More than 30 seminars in this series have already taken place; a highly promising project, says Ries. And once the results have been evaluated, the idea is to be taken a stage further. The next phase will be entitled, “Decision for Future“. Matthias Ries explains: “We want to ask the participants, ‘What does peace mean to you, and what can you contribute to the achievement of peace?’, without shifting the focus onto what others need to do.” Ries is particularly proud of the fact that those taking part are now collaborating actively on the project and making their own suggestions as to how things should proceed. “During the first phase of my work”, Ries recalls, “I was busy knocking on doors, making offers, saying ‘Hello, here I am; I’m your contact from the Willy Brandt Centre - what are the chances of working together?’” Now, however, more and more people are approaching him and the Centre.
Some want to take part in seminars, while others come requesting assistance –for “Future Forum”, for example: a project from the Israeli side, conceived as a kind of Think Tank for the study of important current political issues.
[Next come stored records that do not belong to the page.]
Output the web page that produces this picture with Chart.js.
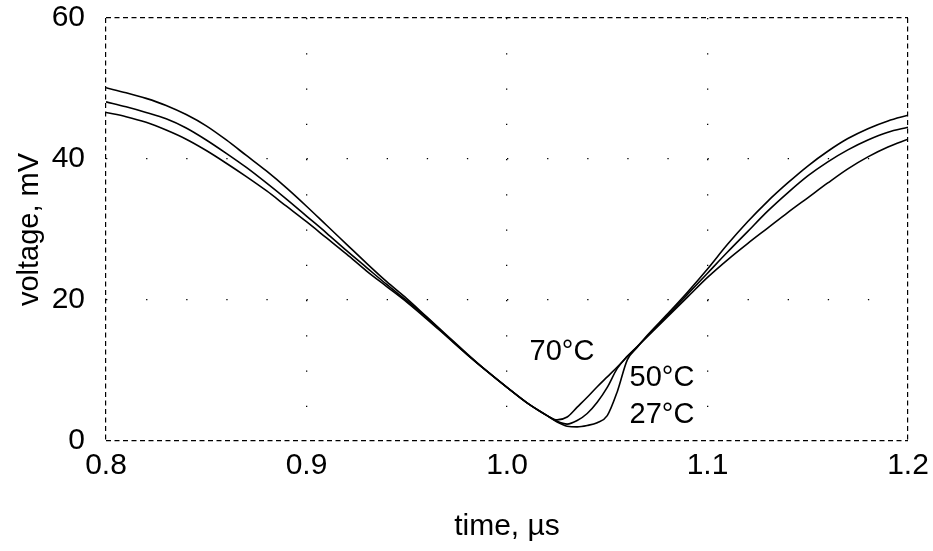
<!DOCTYPE html>
<html>
<head>
<meta charset="utf-8">
<script src="https://cdn.jsdelivr.net/npm/chart.js@4.4.1/dist/chart.umd.min.js"></script>
<style>
  html, body { margin: 0; padding: 0; background: #fff; }
  #wrap { width: 933px; height: 551px; position: relative; }
</style>
</head>
<body>
<div id="wrap"><canvas id="c"></canvas></div>
<script>
// ---- data ----
const times = [
  0.80, 0.81, 0.82, 0.83, 0.84, 0.85, 0.86, 0.87, 0.88, 0.89,
  0.90, 0.91, 0.92, 0.93, 0.94, 0.95, 0.96, 0.97, 0.98, 0.99,
  1.00, 1.01, 1.02, 1.025, 1.03, 1.035, 1.04, 1.045, 1.05, 1.055,
  1.06, 1.065, 1.07, 1.08, 1.09, 1.10, 1.11, 1.12, 1.13, 1.14,
  1.15, 1.16, 1.17, 1.18, 1.19, 1.20
];
const v27 = [
  50.1, 49.4, 48.6, 47.6, 46.3, 44.7, 42.7, 40.5, 38.3, 35.9,
  33.3, 30.6, 27.9, 25.2, 22.6, 20.2, 17.6, 15.0, 12.4, 9.9,
  7.6, 5.4, 3.6, 2.7, 2.1, 2.0, 2.2, 2.6, 3.6, 7.0,
  11.5, 13.3, 15.0, 18.0, 21.1, 24.4, 27.9, 31.1, 34.0, 36.6,
  39.0, 41.1, 42.9, 44.3, 45.4, 46.2
];
const v50 = [
  48.1, 47.4, 46.6, 45.7, 44.4, 42.7, 40.8, 38.8, 36.6, 34.3,
  31.9, 29.5, 27.0, 24.6, 22.2, 19.9, 17.5, 14.9, 12.3, 9.9,
  7.6, 5.4, 3.6, 2.8, 2.4, 2.9, 3.9, 5.5, 7.6, 10.3,
  12.0, 13.4, 14.9, 17.8, 20.8, 23.8, 26.8, 29.7, 32.6, 35.2,
  37.6, 39.6, 41.3, 42.7, 43.8, 44.5
];
const v70 = [
  46.6, 46.0, 45.2, 44.1, 42.8, 41.2, 39.4, 37.5, 35.5, 33.3,
  31.1, 28.8, 26.5, 24.1, 21.9, 19.7, 17.3, 14.8, 12.3, 9.9,
  7.6, 5.4, 3.6, 3.0, 3.4, 4.8, 6.2, 7.7, 9.1, 10.5,
  12.0, 13.4, 14.8, 17.6, 20.4, 23.2, 25.7, 28.0, 30.2, 32.4,
  34.5, 36.6, 38.6, 40.3, 41.7, 42.8
];
const seriesNames = ['27°C', '50°C', '70°C'];
const xTickLabels = ['0.8', '0.9', '1.0', '1.1', '1.2'];
const yTickLabels = ['0', '20', '40', '60'];
const labelTexts = ['70°C', '50°C', '27°C'];
const labelTimes = [1.0274, 1.0773, 1.0773];
const labelValues = [12.6, 8.9, 3.7];

// ---- chart ----
const FONT = "'Liberation Sans', Arial, Helvetica, sans-serif";
function pts(vals) { return times.map((t, i) => ({ x: t, y: vals[i] })); }
const seriesVals = [v27, v50, v70];

const datasets = seriesVals.map((vals, i) => ({
  label: seriesNames[i],
  data: pts(vals),
  borderColor: '#000',
  borderWidth: 1.6,
  pointRadius: 0,
  fill: false,
  cubicInterpolationMode: 'monotone',
  xAxisID: 'x',
  yAxisID: 'y'
}));

const curveLabels = {
  id: 'curveLabels',
  afterDatasetsDraw(chart) {
    const ctx = chart.ctx, xs = chart.scales.x, ys = chart.scales.y;
    ctx.save();
    ctx.fillStyle = '#000';
    ctx.font = '29px ' + FONT;
    ctx.textAlign = 'center';
    ctx.textBaseline = 'middle';
    labelTexts.forEach((t, i) => {
      ctx.fillText(t, xs.getPixelForValue(labelTimes[i]), ys.getPixelForValue(labelValues[i]));
    });
    ctx.restore();
  }
};

const dotted = (n) => (c) => (c.index === 0 || c.index === n - 1) ? 'rgba(0,0,0,0)' : '#000';

new Chart(document.getElementById('c'), {
  type: 'line',
  data: { datasets },
  plugins: [curveLabels],
  options: {
    responsive: true,
    maintainAspectRatio: false,
    animation: false,
    layout: { padding: { left: 0, top: 18, right: 25, bottom: 0 } },
    plugins: { legend: { display: false }, tooltip: { enabled: false } },
    scales: {
      x: {
        type: 'linear', position: 'bottom',
        min: 0.8, max: 1.2,
        afterFit: (s) => { s.height = 110; s.paddingLeft = 0; s.paddingRight = 0; },
        ticks: {
          stepSize: 0.1, color: '#000', padding: 7,
          font: { family: FONT, size: 30 },
          callback: (v, i) => xTickLabels[i],
          maxRotation: 0
        },
        grid: { color: dotted(5), lineWidth: 1.3, drawTicks: false },
        border: { display: false, dash: [1.3, 35.25 - 1.3] },
        title: {
          display: true, text: 'time, µs', color: '#000',
          font: { family: FONT, size: 30 },
          padding: { top: 0, bottom: 6 }
        }
      },
      y: {
        type: 'linear', position: 'left',
        min: 0, max: 60,
        afterFit: (s) => { s.width = 106; s.paddingTop = 0; s.paddingBottom = 0; },
        ticks: {
          stepSize: 20, color: '#000', padding: 21,
          font: { family: FONT, size: 30 },
          callback: (v, i) => yTickLabels[i]
        },
        grid: { color: dotted(4), lineWidth: 1.3, drawTicks: false },
        border: { display: false, dash: [1.3, 40.1 - 1.3] },
        title: {
          display: true, text: 'voltage, mV', color: '#000',
          font: { family: FONT, size: 29 },
          padding: { top: 13, bottom: 0 }
        }
      },
      xFrame: {
        type: 'linear', position: 'top',
        min: 0.8, max: 1.2,
        afterFit: (s) => { s.height = 0; s.paddingLeft = 0; s.paddingRight = 0; },
        ticks: { display: false, stepSize: 0.4 },
        grid: { color: '#000', lineWidth: 1.2, drawTicks: false },
        border: { display: false, dash: [5, 3.5] }
      },
      yFrame: {
        type: 'linear', position: 'right',
        min: 0, max: 60,
        afterFit: (s) => { s.width = 0; s.paddingTop = 0; s.paddingBottom = 0; },
        ticks: { display: false, stepSize: 60 },
        grid: { color: '#000', lineWidth: 1.2, drawTicks: false },
        border: { display: false, dash: [5, 3.5] }
      }
    }
  }
});
</script>
</body>
</html>
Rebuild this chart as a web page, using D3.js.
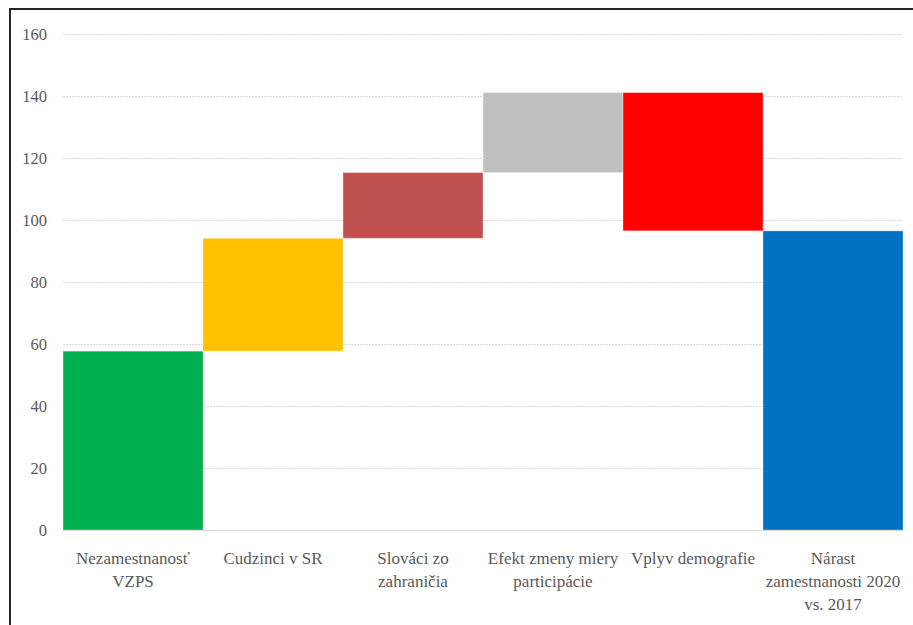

On the Palestinian side, the most popular seminars are those on how to prepare for elections; should elections ever actually take place, people here want to be ready for them. In Germany too, says Ries, there is a lot of interest in the opportunities afforded by the Centre: “It allows young German socialists to encounter Israelis and Palestinians on an equal footing. One week, they can be talking to young Palestinian politicians, and the next week they can be doing the same thing with Israelis.”
Holding on to the vision
The opening of the Willy Brandt Centre marks an important stage on a long journey; yet a great deal remains to be done. Most Palestinians live on the West Bank or the Gaza Strip, and will therefore have no access to the Centre - for they are not permitted to enter Jerusalem. Thus, the Centre’s staff will still have to travel to Nablus, Ramallah or Gaza City in order to hold seminars and keep contact. Moreover, says Matthias Ries: for the time being, “separation” will also be maintained in the Centre itself: “For now, activities at the Centre will continue on the basis of separation. We will carry on holding separate seminars as long as this represent the wishes of the participants, especially those on the Palestinian side. But: in the same building!”
Sooner or later, Ries hopes, there will come a time when all parties will enjoy equal access to the Jerusalem Centre, and will be able to use it as a forum for communication and exchange amongst equal partners. The right place has already been found: according to international law, the house that will host the Willy Brandt Centre is located on the Green Line – the former border between the Eastern and Western halves of Jerusalem. It’s a symbolic gesture; and now, the task is to bring the vision to life.